#99: Basically an Episode of Jerry Springer
The Devil's Law-Case; or, When Women Go to Law, the Devil Is Full of Business
I am always excited to read a play with a subtitle that is a full sentence, and this one is particularly fascinating. How to interpret this bold statement? Female lawyers send people to hell? When women are arrested for crimes and have to go to court, the devil has to do extra paperwork? If you let a woman come into your courtroom, Satan makes a bunch of money? I suspect that the actual interpretation is going to be a heck of a lot more sexist than I’d like it to be, but as I mentioned in my last post, I know absolutely nothing about this play. Let us remedy this!
The first quarto of this text was printed in 1623, but we don’t have any record of when it was performed or written. Scholars posit that it can’t have been much earlier than the date of printing, though, because the play contains a reference to the Amboyna Massacre (a morbid incident that frankly deserves its own Jacobean tragedy—it involved a bitter business rivalry, Japanese ronin, torture, a head on a stake, and a war of pamphlets). We also know that it, like many of Webster’s plays, was performed by the Queen Anne’s Men.

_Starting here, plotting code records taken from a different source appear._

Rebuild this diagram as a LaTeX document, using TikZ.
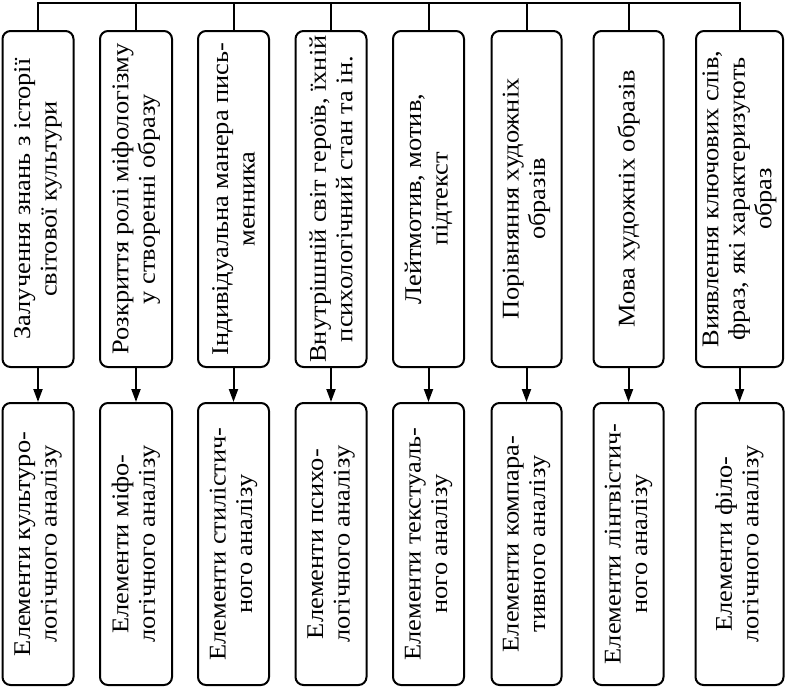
\documentclass[tikz,border=0pt]{standalone}
\usepackage{fontspec}
\setmainfont[FakeStretch=1.1]{Liberation Serif}
\usetikzlibrary{arrows.meta}

\begin{document}
\begin{tikzpicture}[x=1pt,y=-1pt,line width=2pt,
  box/.style={draw,rounded corners=8pt,rotate=90,align=center,inner sep=2pt,
    font=\fontsize{24}{26.5}\selectfont}]
\useasboundingbox (0,0) rectangle (786,689);

% upper row
\foreach \i/\x/\w/\txt in {
  1/38/71/{Залучення знань з історії\\світової культури},
  2/136/72/{Розкриття ролі міфологізму\\у створенні образу},
  3/233.5/71/{Індивідуальна манера пись-\\менника},
  4/331/71/{Внутрішній світ героїв, їхній\\психологічний стан та ін.},
  5/428.5/71/{Лейтмотив, мотив,\\підтекст},
  6/526.5/70/{Порівняння художніх\\образів},
  7/628.5/70/{Мова художніх образів},
  8/739.5/87/{Виявлення ключових слів,\\фраз, які характеризують\\образ}}
  \node[box,minimum width=336pt,minimum height=\w pt] (m\i) at (\x,199) {\txt};

% lower row
\foreach \i/\x/\w/\txt in {
  1/38/71/{Елементи культуро-\\логічного аналізу},
  2/136/72/{Елементи міфо-\\логічного аналізу},
  3/233.5/71/{Елементи стилістич-\\ного аналізу},
  4/331/71/{Елементи психо-\\логічного аналізу},
  5/428.5/71/{Елементи текстуаль-\\ного аналізу},
  6/526.5/70/{Елементи компара-\\тивного аналізу},
  7/628.5/70/{Елементи лінгвістич-\\ного аналізу},
  8/739.5/88/{Елементи філо-\\логічного аналізу}}
  \node[box,minimum width=282pt,minimum height=\w pt] (e\i) at (\x,544) {\txt};

% top line, stems and arrows
\foreach \i/\x in {1/38,2/136,3/233.5,4/331,5/428.5,6/526.5,7/628.5,8/739.5} {
  \coordinate (t\i) at (\x,3);
  \draw (t\i) -- (m\i.east);
  \draw[-{Triangle[length=13pt,width=9pt]}] (m\i.west) -- (e\i.east);}
\draw[line cap=rect] (t1) -- (t8);

\end{tikzpicture}
\end{document}
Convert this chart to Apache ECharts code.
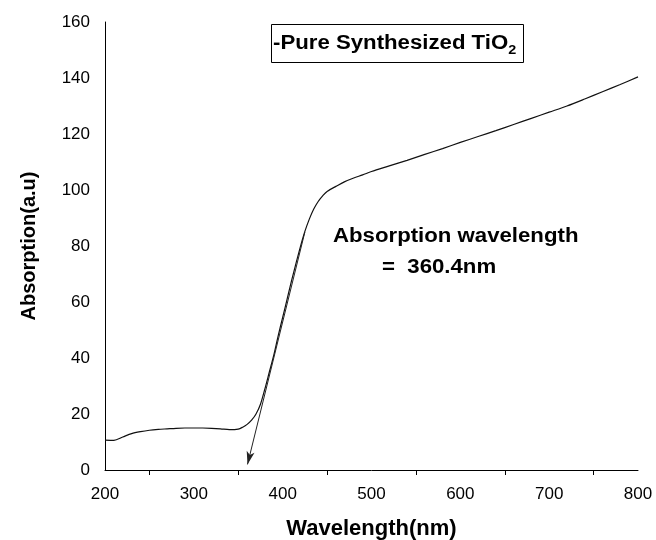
<!DOCTYPE html>
<html>
<head>
<meta charset="utf-8">
<script src="https://cdn.jsdelivr.net/npm/echarts@6/dist/echarts.min.js"></script>
<style>
  html, body { margin: 0; padding: 0; background: #fff; }
  #chart { width: 656px; height: 540px; }
</style>
</head>
<body>
<div id="chart"></div>
<script>
// wavelength (nm) and absorption (a.u.)
const wavelengths = [200, 210, 220, 230, 240, 250, 260, 270, 280, 290, 300, 310, 320, 330, 340, 350,
  355, 360, 365, 370, 375, 380, 385, 390, 395, 400, 405, 410, 415, 420, 425, 430, 435, 440, 445, 450,
  460, 470, 480, 490, 500, 520, 540, 560, 580, 600, 620, 640, 660, 680, 700, 720, 740, 760, 780, 800];
const absorption = [10.7, 10.6, 11.8, 13.0, 13.7, 14.2, 14.5, 14.7, 14.9, 15.0, 15.0, 15.0, 14.9, 14.7, 14.4, 14.6,
  15.3, 16.3, 17.8, 20.0, 23.5, 29.0, 35.0, 41.0, 48.0, 54.5, 61.0, 67.6, 73.8, 79.8, 85.2, 89.6, 93.2, 95.9, 97.9, 99.5,
  101.3, 103.0, 104.3, 105.4, 106.6, 108.6, 110.6, 112.7, 114.8, 117.0, 119.1, 121.2, 123.4, 125.6, 127.8, 130.0, 132.5, 135.1, 137.7, 140.4];

const xLabelValues = [200, 300, 400, 500, 600, 700, 800];
const xTickValues = [250, 350, 450, 550, 650, 750];

// tangent used to read the absorption edge
const tangentStart = [425, 85];
const tangentEnd = [360.4, 2];

const font = 'Liberation Sans, Arial, sans-serif';
const stretch = 1.11; // the original lettering is a bit wide

const chart = echarts.init(document.getElementById('chart'));

const option = {
  backgroundColor: '#fff',
  animation: false,
  grid: { left: 105, right: 18, top: 22, bottom: 70, outerBoundsMode: 'none' },
  xAxis: {
    type: 'value',
    min: 200,
    max: 800,
    interval: 100,
    name: 'Wavelength(nm)',
    nameLocation: 'middle',
    nameGap: 48,
    nameTextStyle: { fontFamily: font, fontSize: 22, fontWeight: 'bold', color: '#000' },
    axisLine: { lineStyle: { color: '#000', width: 1 } },
    axisTick: { show: true, length: 5, customValues: xTickValues, lineStyle: { color: '#000' } },
    axisLabel: { customValues: xLabelValues, margin: 16, fontFamily: font, fontSize: 17, color: '#000' },
    splitLine: { show: false }
  },
  yAxis: {
    type: 'value',
    min: 0,
    max: 160,
    interval: 20,
    name: 'Absorption(a.u)',
    nameLocation: 'middle',
    nameGap: 66,
    nameTextStyle: { fontFamily: font, fontSize: 20, fontWeight: 'bold', color: '#000' },
    axisLine: { show: true, lineStyle: { color: '#000', width: 1 } },
    axisTick: { show: false },
    axisLabel: { margin: 15, fontFamily: font, fontSize: 17, color: '#000' },
    splitLine: { show: false }
  },
  graphic: [
    {
      type: 'rect',
      shape: { x: 271.5, y: 24.5, width: 252, height: 38 },
      style: { fill: '#fff', stroke: '#000', lineWidth: 1 }
    },
    {
      type: 'text',
      x: 273,
      y: 29,
      scaleX: stretch,
      style: {
        text: '{a|-Pure Synthesized TiO}{s|2}',
        rich: {
          a: { fontFamily: font, fontSize: 20, fontWeight: 'bold', fill: '#000', lineHeight: 28, verticalAlign: 'middle' },
          s: { fontFamily: font, fontSize: 13, fontWeight: 'bold', fill: '#000', lineHeight: 12, verticalAlign: 'bottom' }
        }
      }
    },
    {
      type: 'text',
      x: 333,
      y: 226,
      scaleX: stretch,
      style: { text: 'Absorption wavelength', font: 'bold 20px ' + font, fill: '#000' }
    },
    {
      type: 'text',
      x: 382,
      y: 257,
      scaleX: stretch,
      style: { text: '=  360.4nm', font: 'bold 20px ' + font, fill: '#000' }
    }
  ],
  series: [
    {
      type: 'line',
      data: wavelengths.map((w, i) => [w, absorption[i]]),
      showSymbol: false,
      smooth: 0.3,
      lineStyle: { color: '#111', width: 1.2 },
      markLine: {
        silent: true,
        symbol: ['none', 'arrow'],
        symbolSize: [6, 13],
        label: { show: false },
        lineStyle: { color: '#222', width: 1, type: 'solid' },
        data: [[{ coord: tangentStart }, { coord: tangentEnd }]]
      }
    }
  ]
};

chart.setOption(option);
window.addEventListener('resize', () => chart.resize());
</script>
</body>
</html>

Not only does this quarto open with another Latin-filled epigraph to the Reader (yes, Webster, you’re Very Smart), it’s further prefaced by a very flattering letter to one Sir Thomas Finch, Baronet, in which Webster begs for patronage by pointing out that “the greatest of Caesars have cheerfully entertained less[er] poems than this,” which is a degree of confidence to which I can only aspire. It is also (spoiler alert) a degree of confidence that is in no way warranted given the quality of this play.